You may have seen these in Clojure, where they’re the default array-like data structure, or in Scala. Clojure calls them “persistent vectors”, but that confuses everyone, so let’s go with Scala’s choice of “immutable”.
My approach was:
- Write a bunch of tests using Mocha. General pattern: Do an operation, assert that return value is correct, assert that vector passed in remains unchanged.
- Implement an “immutable vector” that just wraps an array and copies the whole thing when you change anything.
- Tests pass! But it’s unusably slow.
- “Wait, how slow is it really?” Write a few benchmarks (with Matcha).
- Reread Jean Niklas L’orange’s post about Clojure’s implementation a couple times.
- Based on that, write a “vector trie” implementation with a branching factor of 2, gradually making tests pass.
- Fix all the bugs the tests didn’t catch (but that broke the benchmark). Add more tests.
On a 10,000-element vector, the naive, copy-everything approach performed like this:
- 82K changes/sec (to an existing element)
- 20K appends/sec
A vector trie with a branching factor of 2 sped things up nicely:
- 630K changes/sec
- 540K appends/sec
Then, simply setting the branching factor to 32 brought us to a 24-70x speedup over the naive approach:
- 2.0M changes/sec
- 1.3M appends/sec
I tried every power of two from 2 to 128. 128-way tries were slightly faster on in-place changes but worse on appends. Other than that, 32 won.
Bit shifting
When I implemented the last part of the Understanding Clojure’s persistent vector article, things got a little disappointing. “Bit partitioning” takes advantage of the fact that my branching factors are all powers of 2 by using bit shifting and bit masks to look up elements — rather than division and modular arithmetic. It’s really just a micro-optimization, and it didn’t help much:
- 2.0M changes/sec
- 1.4M appends/sec
The conventional wisdom on JavaScript is not to bother with bit operations since all numbers are floating-point anyway, but I thought V8 would be smart enough to know these numbers only take on integer values and optimize accordingly. Apparently not. That, or division and modulo weren’t the bottleneck to begin with.
Still to do
This is a hack I’m not ready to show off yet. If you dig a little you can find it on my GitHub page, but I’m not going to link directly.

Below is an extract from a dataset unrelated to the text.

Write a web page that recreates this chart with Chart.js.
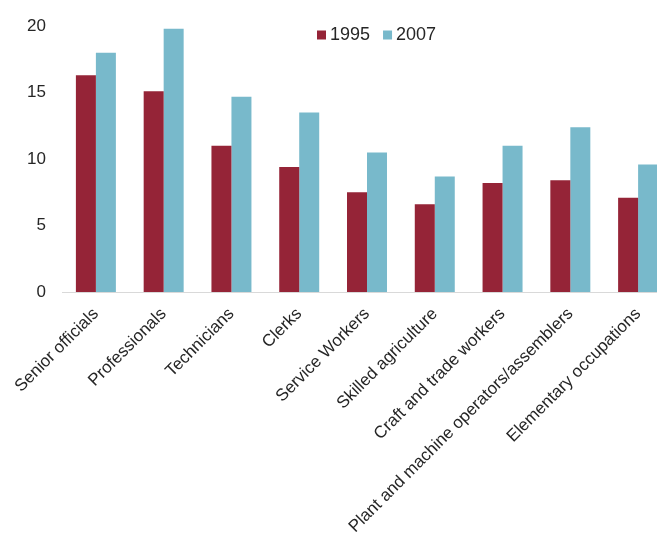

The worst part is I cheated on implementing .slice()
(not
benchmarked). It simply copies the whole array. Clojure’s subvec
is
O(1), so
there is a way to achieve that, but I know that will take longer to
figure out. Maybe store some kind of a view on the original vector,
with an offset. I’m worried about performance degrading when you
attempt to operate on the vector slice.
Also, .pop()
simply calls .slice()
, so removing elements from the
end of the array will be horrendously inefficient.
Finally, I’d like to beef up the benchmarking, testing random-access and sequential reads and perhaps finding a way to simulate realistic use in an application.
Why I’m doing this
It might seem silly to go up against Mori, a highly performant implementation of immutable collections which can be used from JavaScript. But Mori is a straight port of the standard lib from ClojureScript, and using it in JS feels weird. A solid, pure-JS implementation could feel truly native and be easier for JavaScript programmers to contribute to and use.
I’ve gone with JavaScript Array-like method names (push
, pop
,
slice
, as well as get
and set
), and I’m still not sure whether
that’s a good idea. Pro: It’s familiar. Con: Since the semantics are
different from pushing to or popping from an array, those names could
be confusing. I’d appreciate feedback on this.